In a recent essay for The Washington Post, Charles C. Haynes describes how something like this scene from Rock Ridge pushed America toward the religious liberty and religious pluralism that equality requires:

Drafters of the Constitution took the radical step of founding the first nation in history with no established religion.

Truth be told, they had little choice.

Religious divisions among the many Protestant sects in 18th-century America were deep and abiding. Anglicans, Quakers, Baptists, Congregationalists and many others fought bitterly over what it meant to be “Christian” – although almost all could agree that “Papists” (Roman Catholics) were followers of the anti-Christ.

In other words, religious diversity at America’s founding made a necessity of religious freedom because no one group had the power or the numbers to impose its version of true faith – Christian or otherwise – on all others.

Haynes notes that initial hostility to “Papists” — a literal expression of “But we don’t want the Irish” that lingered for centuries. Jews, too, were initially seen by many as beyond the scope of legitimate religious diversity — even despite George Washington’s own defiant affirmation of their religious freedom in his “To Bigotry No Sanction” letter.
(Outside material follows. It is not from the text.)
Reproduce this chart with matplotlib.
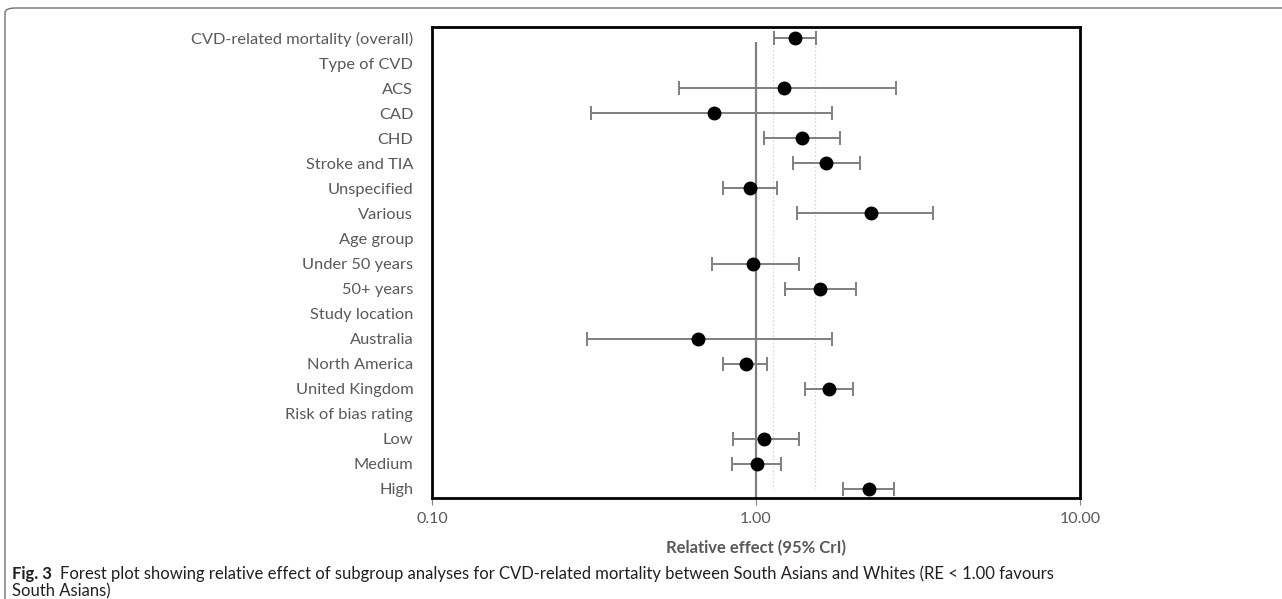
import numpy as np
import matplotlib.pyplot as plt
from matplotlib.patches import FancyBboxPatch

labels = ['CVD-related mortality (overall)', 'Type of CVD', 'ACS', 'CAD', 'CHD',
          'Stroke and TIA', 'Unspecified', 'Various', 'Age group', 'Under 50 years',
          '50+ years', 'Study location', 'Australia', 'North America',
          'United Kingdom', 'Risk of bias rating', 'Low', 'Medium', 'High']
# nan = heading row without an estimate
est = [1.32, np.nan, 1.22, 0.74, 1.39, 1.64, 0.96, 2.26, np.nan, 0.98,
       1.58, np.nan, 0.66, 0.93, 1.68, np.nan, 1.06, 1.01, 2.23]
lo = [1.14, np.nan, 0.58, 0.31, 1.06, 1.30, 0.79, 1.34, np.nan, 0.73,
      1.23, np.nan, 0.30, 0.79, 1.42, np.nan, 0.85, 0.84, 1.86]
hi = [1.53, np.nan, 2.70, 1.72, 1.81, 2.10, 1.16, 3.51, np.nan, 1.36,
      2.04, np.nan, 1.72, 1.08, 1.99, np.nan, 1.36, 1.19, 2.66]
overall_cri = [1.13, 1.52]
xticks = [0.1, 1, 10]
xticklabels = ['0.10', '1.00', '10.00']

est = np.array(est)
lo = np.array(lo)
hi = np.array(hi)
rows = np.arange(len(labels))
ok = ~np.isnan(est)

txt = '#595959'
plt.rcParams['font.family'] = ['Lato', 'DejaVu Sans']

fig = plt.figure(figsize=(12.82, 5.99), dpi=100)
ax = fig.add_axes([0.337, 0.1686, 0.5055, 0.7863])

ax.set_xscale('log')
ax.set_xlim(0.1, 10)
ax.set_ylim(18.36, -0.44)

ax.vlines(overall_cri, -0.44, 18.0, colors='#d9d9d9', linestyles=(0, (1.5, 1.5)), lw=0.9, zorder=1)
ax.vlines(1.0, 0.15, 18.36, colors='#808080', lw=1.6, zorder=2)

ax.errorbar(est[ok], rows[ok], xerr=[est[ok] - lo[ok], hi[ok] - est[ok]],
            fmt='o', color='black', markersize=9, ecolor='#7f7f7f',
            elinewidth=1.4, capsize=5, capthick=1.4, zorder=3)

ax.set_yticks(rows)
ax.set_yticklabels(labels, fontsize=11.75, color=txt)
ax.tick_params(axis='y', length=0, pad=13.5)
ax.set_xticks(xticks)
ax.set_xticklabels(xticklabels, fontsize=11.5, color=txt)
ax.minorticks_off()
ax.tick_params(axis='x', length=5, color='#808080', pad=5)
ax.set_xlabel('Relative effect (95% CrI)', fontsize=12, color=txt, fontweight='bold', labelpad=10)
for s in ax.spines.values():
    s.set_linewidth(2)
    s.set_color('black')

# caption
y1 = 1 - 574 / 599
y2 = 1 - 591 / 599
fs = 12
fig.text(12 / 1282, y1, 'Fig. 3', fontsize=fs, fontweight='bold', va='center', color='#231f20')
fig.text(60 / 1282, y1,
         'Forest plot showing relative effect of subgroup analyses for CVD-related mortality '
         'between South Asians and Whites (RE < 1.00 favours',
         fontsize=fs, va='center', color='#231f20')
fig.text(12 / 1282, y2, 'South Asians)', fontsize=fs, va='center', color='#231f20')

box = FancyBboxPatch((5 / 1282, -0.05), 1.2, 1.05 - 8 / 599,
                     boxstyle='round,pad=0,rounding_size=0.008',
                     transform=fig.transFigure, fill=False, ec='#707070', lw=1.0, clip_on=False)
fig.patches.append(box)

fig.savefig('out.png', dpi=100)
And the same has been true for every religious minority — free-thinkers, Mormons, Muslims, Pagans, and every other group that could be regarded as Other by the Protestant Christian majority.

Many Americans still insist on making exceptions and exclusions — “But we don’t want the atheists” or “But we don’t want the Muslims.” And some imagine that their sect or their alliance of sects might even now have the power or the numbers to cast aside the ideal of equality entirely and claim a right to impose its version of true faith on everyone else.

Haynes notes that this nonsense is particularly popular among evangelical Christians, but not exclusive to them:

A majority of the American people (51 percent) believes that the U.S. Constitution establishes a Christian nation, according to the State of the First Amendment survey released last month by the First Amendment Center.

Because language about a Christian America has long been a staple of Religious Right rhetoric, it’s not surprising that acceptance of this patently false interpretation of the Constitution is strongest among evangelicals (71 percent) and conservatives (67 percent).

But even many non-evangelical Christians (47 percent) and liberals (33 percent) appear to believe the fiction of a constitutionally mandated Christian America is historical fact.

His response to that is blunt and to the point:

Forgive me for being snippy, but read the Constitution.

That’s a good response. Or we could just quote Olson Johnson: “Prairie-s–t.”